Key levels to watch include the 10-year Treasury yield breaking decisively above 4.6% or below 4.4%, which would reset the baseline for all corporate debt pricing. For Amazon stock, maintaining support above its 200-day moving average, currently near $240, is crucial for broader tech sentiment. A sustained break below that level could signal deeper concerns about growth capital allocation.
Cipher Digital is a private developer and operator of digital infrastructure, specifically focusing on data centers for hyperscale cloud providers. The company specializes in building large-scale, power-dense facilities tailored for artificial intelligence and high-performance computing workloads.

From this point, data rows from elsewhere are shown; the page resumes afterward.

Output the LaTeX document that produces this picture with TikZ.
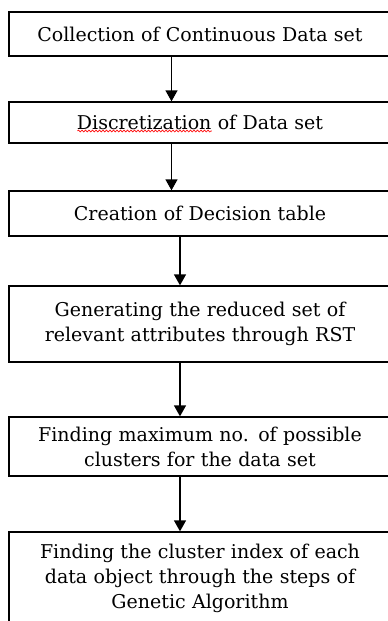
\documentclass[tikz,border=0pt]{standalone}
\usepackage{fontspec}
\setmainfont{DejaVu Serif}
\usetikzlibrary{arrows.meta,decorations.pathmorphing}
\newcommand\stagefont{\fontsize{19}{25}\selectfont}
\begin{document}
\begin{tikzpicture}[x=1pt,y=-1pt,
  stage/.style={draw, line width=1.3pt, minimum width=382pt, text width=370pt,
    align=center, inner sep=0pt, font=\stagefont},
  flow/.style={line width=1.3pt, -{Triangle[width=12pt,length=11pt]}},
  spellmark/.style={red, line width=0.6pt, decorate,
    decoration={snake, amplitude=1pt, segment length=3.5pt}}]
\useasboundingbox (0,0) rectangle (388,621);
\clip (0,0) rectangle (388,621);

% process stages
\node[stage, minimum height=44pt] (b1) at (200,34)    {Collection of Continuous Data set};
\node[stage, minimum height=41pt] (b2) at (200,122.5) {Discretization of Data set};
\node[stage, minimum height=45pt] (b3) at (200,213.5) {Creation of Decision table};
\node[stage, minimum height=76pt] (b4) at (200,324)   {Generating the reduced set of\\relevant attributes through RST};
\node[stage, minimum height=59pt] (b5) at (200,446.5) {Finding maximum no. of possible\\clusters for the data set};
\node[stage, minimum height=93pt] (b6) at (200,578.5) {Finding the cluster index of each\\data object through the steps of\\Genetic Algorithm};

% wavy spell-check mark under the first word of the second stage
\begingroup
\stagefont
\pgfmathsetmacro\wordw{width("Discretization")}
\pgfmathsetmacro\linew{width("Discretization of Data set")}
\xdef\wordw{\wordw}\xdef\linew{\linew}
\endgroup
\draw[spellmark] ([shift={(-\linew/2,8.5)}]b2.center) -- ([shift={(-\linew/2+\wordw,8.5)}]b2.center);

% arrow columns
\coordinate (ca) at (171.5,0);
\coordinate (cb) at (180,0);

\draw[flow] (b1.south -| ca) -- (b2.north -| ca);
\draw[flow] (b2.south -| ca) -- (b3.north -| ca);
\draw[flow] (b3.south -| cb) -- (b4.north -| cb);
\draw[flow] (b4.south -| cb) -- (b5.north -| cb);
\draw[flow] (b5.south -| cb) -- (b6.north -| cb);
\end{tikzpicture}
\end{document}
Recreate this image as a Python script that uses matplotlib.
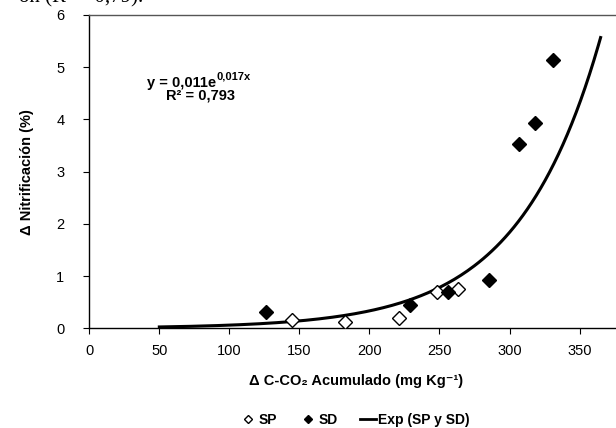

Its business model involves securing long-term lease agreements with anchor tenants like Amazon before financing and constructing purpose-built assets. This project-finance approach allows it to undertake massive developments like the one referenced in the $810 million bond sale.
Project-specific data center bonds are typically structured as non-recourse or limited-recourse financing, secured solely by the income and assets of the single data center project. They are not a direct obligation of the parent company's full balance sheet. This isolates risk for the issuer but requires bondholders to underwrite the specific asset's cash flows and the credit of the tenant. In contrast, a regular corporate bond is backed by the full faith and credit of the issuing corporation and its entire portfolio of assets and revenue streams.